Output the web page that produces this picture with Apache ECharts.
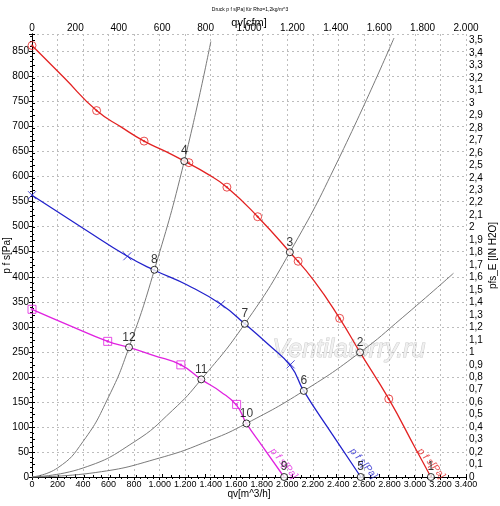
<!DOCTYPE html>
<html>
<head>
<meta charset="utf-8">
<script src="https://cdn.jsdelivr.net/npm/echarts@6/dist/echarts.min.js"></script>
<style>
html, body { margin: 0; padding: 0; background: #fff; }
#main { width: 500px; height: 506px; }
</style>
</head>
<body>
<div id="main"></div>
<script>
// 风机曲线 [qv m^3/h, p Pa]
var redCurve = [[0,862],[250,798],[506,732],[700,699],[878,671],[1050,650],[1193,631],[1370,606],[1527,579],[1768,520],[2020,449],[2210,392],[2410,317],[2570,249],[2795,156],[3000,59],[3125,0]];
var blueCurve = [[0,563],[400,497],[747,441],[959,413],[1220,383],[1480,345],[1667,306],[1850,265],[2026,222],[2129,172],[2350,86],[2576,0]];
var pinkCurve = [[0,335],[300,302],[593,271],[760,259],[950,243],[1166,224],[1326,195],[1480,170],[1603,143],[1680,107],[1800,63],[1975,0]];

// 曲线上的标记
var redMarks = [[0,862],[506,732],[878,671],[1229,628],[1527,579],[1768,520],[2085,431],[2410,317],[2795,156]];
var blueMarks = [[0,563],[747,441],[1480,345],[2026,225]];
var pinkMarks = [[0,335],[593,271],[1166,224],[1603,145]];

// 系统曲线 (灰色)
var sysCurve1 = [[0,0],[200,18],[400,71],[600,160],[760,259],[959,414],[1193,631],[1401,870]];
var sysCurve2 = [[0,0],[400,18],[800,70],[1100,133],[1326,195],[1667,306],[2020,449],[2400,634],[2836,877]];
var sysCurve3 = [[0,0],[500,9],[1000,38],[1400,74],[1680,107],[2129,172],[2570,249],[2900,318],[3302,407]];

// 工作点
var opNames = ['1','2','3','4','5','6','7','8','9','10','11','12'];
var opPoints = [[3125,0],[2570,249],[2020,449],[1193,631],[2575,0],[2129,172],[1667,306],[959,414],[1975,0],[1680,107],[1326,195],[760,259]];

// 曲线文字
var curveLabelText = 'p f s[Pa]';
var curveLabelPos = [[1972,27],[2597,27],[3127,27]];

var qMax = 3400, cfmMax = 2000, pMax = 885, paPerInH2O = 249.089;
var RED = '#e32222', BLUE = '#2222cc', PINK = '#e022e0', GRAY = '#7a7a7a';
var FONT = 'Liberation Sans';

function thousands(v) {
    v = Math.round(v);
    if (v < 1000) return String(v);
    var r = String(v % 1000);
    while (r.length < 3) r = '0' + r;
    return Math.floor(v / 1000) + '.' + r;
}

function lineSeries(data, color, w) {
    return {
        type: 'line', data: data, smooth: 0.5,
        symbol: 'none', silent: true, z: 3,
        lineStyle: { color: color, width: w }
    };
}

function markSeries(data, color, path, size) {
    return {
        type: 'scatter', data: data, symbol: path, symbolSize: size,
        silent: true, z: 4,
        itemStyle: { color: 'transparent', borderColor: color, borderWidth: 1 }
    };
}

var myChart = echarts.init(document.getElementById('main'));

var axisLabelStyle = { color: '#000', fontSize: 10, fontFamily: FONT };
var axisLineStyle = { lineStyle: { color: '#000', width: 1 } };

var option = {
    backgroundColor: '#fff',
    animation: false,
    title: {
        text: 'Druck p f s[Pa] für Rho=1,2kg/m^3',
        left: 'center', top: 2,
        textStyle: { fontSize: 5, fontWeight: 'normal', color: '#000', fontFamily: FONT }
    },
    grid: { left: 32, right: 34, top: 34, bottom: 29, outerBoundsMode: 'none', containLabel: false },
    xAxis: [{
        type: 'value', position: 'bottom', min: 0, max: qMax, interval: 200,
        name: 'qv[m^3/h]', nameLocation: 'middle', nameGap: 12, nameMoveOverlap: false,
        nameTextStyle: { color: '#000', fontSize: 10, fontFamily: FONT },
        axisLine: axisLineStyle,
        axisTick: { length: 3, lineStyle: { color: '#000' } },
        minorTick: { show: true, splitNumber: 4, length: 2, lineStyle: { color: '#000' } },
        axisLabel: { margin: 3, formatter: thousands, color: '#000', fontSize: 9, fontFamily: FONT },
        splitLine: { show: true, lineStyle: { color: '#bdbdbd', type: [2, 3] } }
    }, {
        type: 'value', position: 'top', min: 0, max: cfmMax, interval: 200,
        name: 'qv[cfm]', nameLocation: 'middle', nameGap: 6, nameMoveOverlap: false,
        nameTextStyle: { color: '#000', fontSize: 11, fontFamily: FONT },
        axisLine: axisLineStyle,
        axisTick: { length: 3, lineStyle: { color: '#000' } },
        minorTick: { show: true, splitNumber: 5, length: 2, lineStyle: { color: '#000' } },
        axisLabel: Object.assign({ margin: 1, formatter: thousands }, axisLabelStyle),
        splitLine: { show: false }
    }],
    yAxis: [{
        type: 'value', position: 'left', min: 0, max: pMax, interval: 50,
        name: 'p f s[Pa]', nameLocation: 'middle', nameGap: 20, nameRotate: 90, nameMoveOverlap: false,
        nameTextStyle: { color: '#000', fontSize: 10, fontFamily: FONT },
        axisLine: axisLineStyle,
        axisTick: { length: 3, lineStyle: { color: '#000' } },
        minorTick: { show: true, splitNumber: 5, length: 2, lineStyle: { color: '#000' } },
        axisLabel: Object.assign({ margin: 3, showMaxLabel: false }, axisLabelStyle),
        splitLine: { show: true, lineStyle: { color: '#bdbdbd', type: [2, 3] } }
    }, {
        type: 'value', position: 'right', min: 0, max: pMax / paPerInH2O, interval: 0.1,
        name: 'pfs_E [IN H2O]', nameLocation: 'middle', nameGap: 22, nameRotate: 90, nameMoveOverlap: false,
        nameTextStyle: { color: '#000', fontSize: 10, fontFamily: FONT },
        axisLine: axisLineStyle,
        axisTick: { length: 3, lineStyle: { color: '#000' } },
        minorTick: { show: true, splitNumber: 2, length: 2, lineStyle: { color: '#000' } },
        axisLabel: Object.assign({
            margin: 3, showMaxLabel: false,
            formatter: function(v) { return String(Number(v.toFixed(1))).replace('.', ','); }
        }, axisLabelStyle),
        splitLine: { show: false }
    }],
    graphic: [{
        type: 'text', left: 272, top: 337, z: -10, silent: true,
        style: {
            text: 'Ventilatorry.ru', fontSize: 25, fontStyle: 'italic', fontFamily: FONT,
            fill: '#f0f0f0', stroke: '#cccccc', lineWidth: 1
        }
    }],
    series: [
        lineSeries(sysCurve1, GRAY, 1),
        lineSeries(sysCurve2, GRAY, 1),
        lineSeries(sysCurve3, GRAY, 1),
        lineSeries(redCurve, RED, 1.3),
        lineSeries(blueCurve, BLUE, 1.3),
        lineSeries(pinkCurve, PINK, 1.3),
        markSeries(redMarks, RED, 'path://M5,0A5,5,0,1,1,5,10A5,5,0,1,1,5,0ZM5,4A1,1,0,1,1,5,6A1,1,0,1,1,5,4Z', 8),
        markSeries(blueMarks, BLUE, 'path://M0,0L10,10M10,0L0,10', 8),
        markSeries(pinkMarks, PINK, 'path://M0,0H10V10H0ZM4,4H6V6H4Z', 8),
        {
            type: 'scatter', silent: true, z: 6,
            symbol: 'circle', symbolSize: 7,
            itemStyle: { color: '#fff', borderColor: '#000', borderWidth: 1 },
            label: {
                show: true, position: 'top', distance: 0, formatter: '{b}',
                color: '#000', fontSize: 12, fontFamily: FONT
            },
            data: opPoints.map(function(p, i) { return { name: opNames[i], value: p }; })
        },
        {
            type: 'scatter', silent: true, z: 5, symbolSize: 0,
            data: curveLabelPos.map(function(p, i) {
                return {
                    value: p,
                    label: {
                        show: true, position: 'inside', rotate: -50, formatter: curveLabelText,
                        color: [PINK, BLUE, RED][i], fontSize: 10, fontStyle: 'italic', fontFamily: FONT
                    }
                };
            })
        }
    ]
};

myChart.setOption(option);
</script>
</body>
</html>
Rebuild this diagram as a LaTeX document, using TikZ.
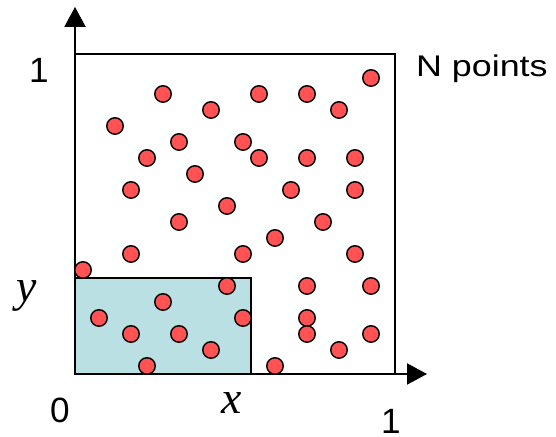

# # # #

DESCRIPTION OF THE TASK
Starting at the first line of the material, output exactly the lines up to and including the one with "var pinkMarks = [[0,335],[593,271],[1166,224],[1603,145]];". Do not include the pictures.

ANSWER TO THE PROBLEM
Output the web page that produces this picture with Apache ECharts.
<!DOCTYPE html>
<html>
<head>
<meta charset="utf-8">
<script src="https://cdn.jsdelivr.net/npm/echarts@6/dist/echarts.min.js"></script>
<style>
html, body { margin: 0; padding: 0; background: #fff; }
#main { width: 500px; height: 506px; }
</style>
</head>
<body>
<div id="main"></div>
<script>
// 风机曲线 [qv m^3/h, p Pa]
var redCurve = [[0,862],[250,798],[506,732],[700,699],[878,671],[1050,650],[1193,631],[1370,606],[1527,579],[1768,520],[2020,449],[2210,392],[2410,317],[2570,249],[2795,156],[3000,59],[3125,0]];
var blueCurve = [[0,563],[400,497],[747,441],[959,413],[1220,383],[1480,345],[1667,306],[1850,265],[2026,222],[2129,172],[2350,86],[2576,0]];
var pinkCurve = [[0,335],[300,302],[593,271],[760,259],[950,243],[1166,224],[1326,195],[1480,170],[1603,143],[1680,107],[1800,63],[1975,0]];

// 曲线上的标记
var redMarks = [[0,862],[506,732],[878,671],[1229,628],[1527,579],[1768,520],[2085,431],[2410,317],[2795,156]];
var blueMarks = [[0,563],[747,441],[1480,345],[2026,225]];
var pinkMarks = [[0,335],[593,271],[1166,224],[1603,145]];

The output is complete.